Rain yet to bring farmers any joy
Some parched North Island pastures received good rainfall today, but many farmers are waiting to see if more falls forecast next week arrive before they start celebrating.
In much of the North Island soil moisture levels were at least 50 millimetres below normal at 9am today, with conditions worse than during last summer's severe drought in some places.
The east coast south of Gisborne is better off than elsewhere, with parts of Northland also not so dry.
The rain that fell today brought nearly 18mm of rain to Hamilton, after nearly 30mm in the previous two days. More than 30mm fell by 6pm today in Taupo, while more than 50mm fell in Tauranga on top of 24mm yesterday.
MetService did not record any rain in New Plymouth by 6pm today, but nearly 30mm fell in the Taranaki city yesterday.
Palmerston North received only 4mm in the past three days.
A period of rain is being forecast for central areas of the North Island from the middle of next week, but MetService said it was uncertain how much would fall.
Federated Farmers Waikato dairy chairman Chris Lewis said he received a "very, very useful" 20mm today after 10mm overnight at his farm near Te Awamutu.
If the rain continued he would have some decent grass in a month to six weeks.
He could probably look at feeding stock with it in five to six weeks. At the moment, probably 98 per cent of the food being eaten by his cows was supplement.
For now, his farm was worse than it had been last year.
"There's nothing there," he said.
"My farm has got a bit of rain, and now the brown stuff is rotting down and the green stuff is slowly coming through."
Most summers Waikato had a four to six-week dry period. This year it started earlier and had lasted three to four months, Lewis said.
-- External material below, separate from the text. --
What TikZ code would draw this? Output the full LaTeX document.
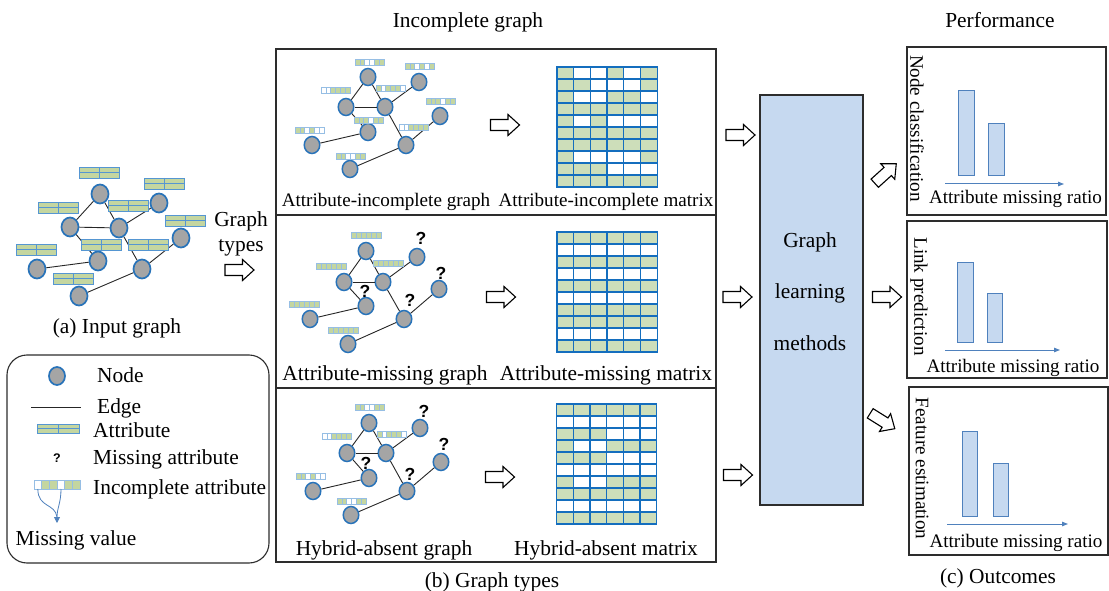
\documentclass[tikz,border=0pt]{standalone}
\usepackage{fontspec}
\setmainfont{Liberation Serif}
\newfontfamily\qfont{Liberation Sans}
\usetikzlibrary{shapes.geometric,arrows.meta}

\definecolor{nodegray}{RGB}{165,165,165}
\definecolor{nodeblue}{RGB}{40,115,185}
\definecolor{attrgreen}{RGB}{196,214,160}
\definecolor{matgreen}{RGB}{205,222,186}
\definecolor{matblue}{RGB}{20,110,190}
\definecolor{barblue}{RGB}{150,190,228}
\definecolor{attrblue}{RGB}{85,150,210}
\definecolor{boxfill}{RGB}{198,217,240}
\definecolor{boxedge}{RGB}{79,129,189}
\definecolor{framegray}{RGB}{45,45,45}

\newcommand\mybar[5]{% x, y, cell width, height, pattern
  \foreach \v [count=\i from 0] in {#5} {
    \ifnum\v=1\relax\def\cc{attrgreen}\else\def\cc{white}\fi
    \draw[barline, fill=\cc] ({#1+\i*#3},#2) rectangle ++(#3,#4);
  }}
\newcommand\mymatrix[3]{% x, y, rows
  \foreach \row [count=\r from 0] in {#3} {
    \foreach \v [count=\c from 0] in \row {
      \ifnum\v=1\relax\def\cc{matgreen}\else\def\cc{white}\fi
      \draw[matline, fill=\cc] ({#1+\c*16.7},{#2+\r*12}) rectangle ++(16.7,12);
    }}}
\newcommand\myattr[2]{%
  \draw[attrline, fill=attrgreen] (#1,#2) rectangle ++(40,11);
  \draw[attrline] ({#1+20},#2) -- ++(0,11);
  \draw[attrline] (#1,{#2+5.5}) -- ++(40,0);}

\tikzset{
  gnb/.style={ellipse, draw=nodeblue, fill=nodegray, line width=1.7pt, inner sep=0pt, minimum width=17pt, minimum height=19pt},
  gns/.style={gnb, line width=1.5pt, minimum width=15.5pt, minimum height=17pt},
  gedge/.style={draw=black!85, line width=0.9pt},
  barline/.style={draw=barblue, line width=0.6pt},
  attrline/.style={draw=attrblue, line width=0.9pt},
  matline/.style={draw=matblue, line width=1.3pt},
  boxframe/.style={draw=framegray, line width=1.3pt},
  lbl/.style={font=\fontsize{21.4}{25}\selectfont, inner sep=0pt},
  lbls/.style={font=\fontsize{19.1}{23}\selectfont, inner sep=0pt},
  qm/.style={font=\qfont\bfseries\fontsize{17.5}{20}\selectfont, inner sep=0pt},
  chartbar/.style={draw=boxedge, fill=boxfill, line width=1pt},
  axisarrow/.style={draw=boxedge, line width=1pt, -{Triangle[length=6pt,width=4.5pt]}},
  blockarrow/.pic={\draw[fill=white, draw=black, line width=1.1pt, line join=miter]
     (-14.5,-5.5) -- (3,-5.5) -- (3,-10.5) -- (14.5,0) -- (3,10.5) -- (3,5.5) -- (-14.5,5.5) -- cycle;}
}

\begin{document}
\begin{tikzpicture}[x=1pt,y=-1pt]
\useasboundingbox (0,0) rectangle (1109,591);
\fill[white] (0,0) rectangle (1109,591);

% ---------------- (a) input graph ----------------
\foreach \n/\x/\y in {1/100/194,2/159/203,3/70/227,4/119/228,5/181/238,6/98/261,7/37/269,8/142/269,9/79/296}
  \node[gnb] (N\n) at (\x,\y) {};
\foreach \a/\b in {1/3,1/4,3/4,4/2,3/6,6/7,4/8,8/5,8/9}
  \draw[gedge] (N\a) -- (N\b);
\myattr{79}{167}\myattr{144}{178}\myattr{38}{202}\myattr{108}{200}\myattr{165}{215}
\myattr{81}{239}\myattr{128}{239}\myattr{16}{244}\myattr{53}{273}
\node[lbl, anchor=base] (capa) at (117,333) {(a) Input graph};

% ---------------- legend ----------------
\draw[boxframe, line width=1.1pt, rounded corners=20pt] (7,355) rectangle (269,563);
\node[gnb, minimum width=16pt, minimum height=18pt] (lnode) at (57,376) {};
\node[lbl, anchor=base west] (tnode) at (97,382) {Node};
\coordinate (le1) at (31,407); \coordinate (le2) at (81,407);
\draw[gedge] (le1) -- (le2);
\node[lbl, anchor=base west] (tedge) at (97,413) {Edge};
\draw[attrline, fill=attrgreen] (37,424) rectangle (79,433);
\draw[attrline] (58,424) -- (58,433);
\draw[attrline] (37,428.5) -- (79,428.5);
\node[lbl, anchor=base west] (tattr) at (93,437) {Attribute};
\node[qm, font=\qfont\bfseries\fontsize{12.5}{14}\selectfont] (lq) at (57,458) {?};
\node[lbl, anchor=base west] (tmiss) at (93,464) {Missing attribute};
\mybar{34}{480}{7.67}{9}{0,1,1,0,1,1}
\node[lbl, anchor=base west] (tinc) at (93,494) {Incomplete attribute};
\coordinate (lc1) at (37.8,489); \coordinate (lc4) at (61,489); \coordinate (ltip) at (57,523);
\draw[boxedge, line width=0.8pt] (lc1) .. controls (38,508) and (55,503) .. (57,517);
\draw[boxedge, line width=0.8pt, -{Triangle[length=6pt,width=6pt]}] (lc4) .. controls (61,503) and (57,508) .. (ltip);
\node[lbl, anchor=base] (tmv) at (76,545) {Missing value};

% ---------------- graph types arrow ----------------
\node[lbl, anchor=base] (gt1) at (241,226) {Graph};
\node[lbl, anchor=base] (gt2) at (241,251) {types};
\pic at (239.5,270) {blockarrow};

% ---------------- (b) frame ----------------
\node[lbl, anchor=base] (tincg) at (468,28) {Incomplete graph};
\draw[boxframe] (276,49) rectangle (716,562);
\coordinate (s1l) at (276,215); \coordinate (s1r) at (716,215);
\coordinate (s2l) at (276,388); \coordinate (s2r) at (716,388);
\draw[boxframe] (s1l) -- (s1r);
\draw[boxframe] (s2l) -- (s2r);

% graph 1: attribute-incomplete
\foreach \n/\x/\y in {1/368/77,2/419/82,3/346/107,4/385/107,5/440/116,6/368/132,7/312/145,8/406/145,9/350/169}
  \node[gns] (P\n) at (\x,\y) {};
\foreach \a/\b in {1/3,1/4,3/4,4/2,3/6,6/7,4/8,8/5,8/9}
  \draw[gedge] (P\a) -- (P\b);
\mybar{355}{59}{4.85}{6}{1,1,0,0,1,1}
\mybar{405}{63}{4.85}{6}{1,1,0,1,0,1}
\mybar{321}{87}{4.85}{6}{0,0,1,1,1,1}
\mybar{376}{85}{4.85}{6}{1,0,1,1,1,0}
\mybar{426}{98}{4.85}{6}{1,1,1,0,1,1}
\mybar{354}{117}{4.85}{6}{1,1,1,0,1,1}
\mybar{295}{127}{4.85}{6}{1,1,0,1,0,0}
\mybar{399}{124}{4.85}{6}{0,0,1,1,1,1}
\mybar{336}{153}{4.85}{6}{1,1,0,0,1,1}
\pic at (505,125) {blockarrow};
\mymatrix{557}{67}{{1,0,0,1,0,1},{1,1,0,0,0,1},{1,0,0,1,1,0},{1,1,1,1,1,1},{1,0,1,0,0,0},{1,1,1,1,1,1},{1,1,1,1,1,1},{1,0,0,0,0,1},{1,1,1,0,0,0},{1,1,1,1,1,1}}
\node[lbls, anchor=base] (l1g) at (386,207) {Attribute-incomplete graph};
\node[lbls, anchor=base] (l1m) at (606,207) {Attribute-incomplete matrix};

% graph 2: attribute-missing
\foreach \n/\x/\y in {1/366/251,2/417/257,3/344/282,4/383/282,5/439/289,6/366/306,7/310/319,8/404/319,9/348/344}
  \node[gns] (Q\n) at (\x,\y) {};
\foreach \a/\b in {1/3,1/4,3/4,4/2,3/6,6/7,4/8,8/5,8/9}
  \draw[gedge] (Q\a) -- (Q\b);
\mybar{351}{232}{5.1}{6}{1,1,1,1,1,1}
\mybar{316}{263}{5.1}{6}{1,1,1,1,1,1}
\mybar{373}{260}{5.1}{6}{1,1,1,1,1,1}
\mybar{289}{301}{5.1}{6}{1,1,1,1,1,1}
\mybar{328}{327}{5.1}{6}{1,1,1,1,1,1}
\node[qm] (q21) at (421,238) {?};
\node[qm] (q22) at (441,273) {?};
\node[qm] (q23) at (365,291) {?};
\node[qm] (q24) at (410,300) {?};
\pic at (501,297) {blockarrow};
\mymatrix{557}{232}{{1,1,1,1,1,1},{0,0,0,0,0,0},{1,1,1,1,1,1},{0,0,0,0,0,0},{1,1,1,1,1,1},{0,0,0,0,0,0},{1,1,1,1,1,1},{1,1,1,1,1,1},{0,0,0,0,0,0},{1,1,1,1,1,1}}
\node[lbl, anchor=base] (l2g) at (385,380) {Attribute-missing graph};
\node[lbl, anchor=base] (l2m) at (606,380) {Attribute-missing matrix};

% graph 3: hybrid-absent
\foreach \n/\x/\y in {1/369/423,2/420/428,3/347/453,4/386/453,5/441/462,6/369/478,7/313/491,8/407/491,9/351/515}
  \node[gns] (R\n) at (\x,\y) {};
\foreach \a/\b in {1/3,1/4,3/4,4/2,3/6,6/7,4/8,8/5,8/9}
  \draw[gedge] (R\a) -- (R\b);
\mybar{355}{404}{4.85}{6}{1,1,0,0,1,1}
\mybar{322}{433}{4.85}{6}{0,0,1,1,1,1}
\mybar{377}{431}{4.85}{6}{1,0,1,1,1,0}
\mybar{296}{473}{4.85}{6}{1,1,0,1,0,0}
\mybar{337}{498}{4.85}{6}{1,1,0,0,1,1}
\node[qm] (q31) at (424,411) {?};
\node[qm] (q32) at (444,444) {?};
\node[qm] (q33) at (366,463) {?};
\node[qm] (q34) at (410,474) {?};
\pic at (500,477) {blockarrow};
\mymatrix{556.5}{404}{{1,1,1,1,1,1},{0,0,0,0,0,0},{1,1,1,0,0,0},{1,0,0,1,1,1},{1,1,1,0,0,0},{0,0,0,0,0,0},{1,0,0,1,1,1},{1,1,1,1,1,1},{0,0,0,0,0,0},{1,1,1,1,1,1}}
\node[lbl, anchor=base] (l3g) at (384,555) {Hybrid-absent graph};
\node[lbl, anchor=base] (l3m) at (606,555) {Hybrid-absent matrix};
\node[lbl, anchor=base] (capb) at (492,587) {(b) Graph types};

% ---------------- graph learning ----------------
\pic at (740.5,135) {blockarrow};
\pic at (737.5,297) {blockarrow};
\pic at (738,475) {blockarrow};
\node[draw=framegray, line width=1.3pt, fill=boxfill, minimum width=103pt, minimum height=410pt, inner sep=0pt] (gl) at (811.5,300) {};
\node[lbl, anchor=base] (gl1) at (810,247) {Graph};
\node[lbl, anchor=base] (gl2) at (810,298.5) {learning};
\node[lbl, anchor=base] (gl3) at (810,350) {methods};

\pic[rotate=42] at (885.5,173.5) {blockarrow};
\pic at (887,297) {blockarrow};
\pic[rotate=-32] at (882.5,421) {blockarrow};

% ---------------- (c) outcomes ----------------
\node[lbl, anchor=base] (tperf) at (1000,28) {Performance};
% box 1
\draw[boxframe, line width=1.5pt] (907,47) rectangle (1106,215);
\node[lbls, rotate=-90] (r1) at (917,128.5) {Node classification};
\draw[chartbar] (958,91) rectangle (974,176);
\draw[chartbar] (988,124) rectangle (1004,176);
\coordinate (ax1a) at (945,184); \coordinate (ax1b) at (1064,184);
\draw[axisarrow] (ax1a) -- (ax1b);
\node[lbls, anchor=base] (x1) at (1015.5,204) {Attribute missing ratio};
% box 2
\draw[boxframe, line width=1.5pt] (907,221) rectangle (1107,378);
\node[lbls, rotate=-90] (r2) at (919,296.5) {Link prediction};
\draw[chartbar] (957,262) rectangle (973,342);
\draw[chartbar] (987,293) rectangle (1002,342);
\coordinate (ax2a) at (945,350); \coordinate (ax2b) at (1060,350);
\draw[axisarrow] (ax2a) -- (ax2b);
\node[lbls, anchor=base] (x2) at (1013,372) {Attribute missing ratio};
% box 3
\draw[boxframe, line width=1.5pt] (909,387) rectangle (1108,555);
\node[lbls, rotate=-90] (r3) at (922,468.5) {Feature estimation};
\draw[chartbar] (962,431) rectangle (977,516);
\draw[chartbar] (993,463) rectangle (1008,516);
\coordinate (ax3a) at (947,524); \coordinate (ax3b) at (1068,524);
\draw[axisarrow] (ax3a) -- (ax3b);
\node[lbls, anchor=base] (x3) at (1016,547) {Attribute missing ratio};
\node[lbl, anchor=base] (capc) at (998,583) {(c) Outcomes};
\end{tikzpicture}
\end{document}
"The problem with two dry summers is that any profit you thought were going to make is spent on supplements."
Federated Farmers Manawatu-Rangitikei president Andrew Hoggard said he received about 8mm of rain today on top of 1mm yesterday at his farm north of Feilding.
Ideally, he needed a fall of about 30mm, followed by another good dumping a few days later.
If some warm rain did not arrive soon, there was a danger farmers would go into winter without an opportunity to grow much new grass cover, Hoggard said.
"In some places it's as bad as last year in terms of soil moisture. In terms of farmer stress it's not as bad."
A good winter and spring had meant farmers had more supplementary feed available when the dry spell hit this summer, compared to the year before. Also it had been harder to buy supplements last year because dry conditions were so widespread.
Another problem last year was that because everyone across the North Island had been trying to get rid of stock at the same time, prices for animals had been low.
"There are still farmers out there who are struggling, but by and large the impression I get is everyone is coping better than last year," Hoggard said.
Conditions have been better in the Bay of Plenty, which was doing better than a year ago, Bay of Plenty Federated Farmers president Rick Powdrell said.
"Even though we haven't had a lot of rainfall, we kept getting rainfall when we needed it," he said.
His farm behind Te Puke had 18.5mm from 7.30am today to mid-afternoon, 24mm in the 24 hours before that, and 13mm the day before.
"In this area of the Bay of Plenty we're still green. We got 51mm out of [Cyclone] Lusi [in mid-March]."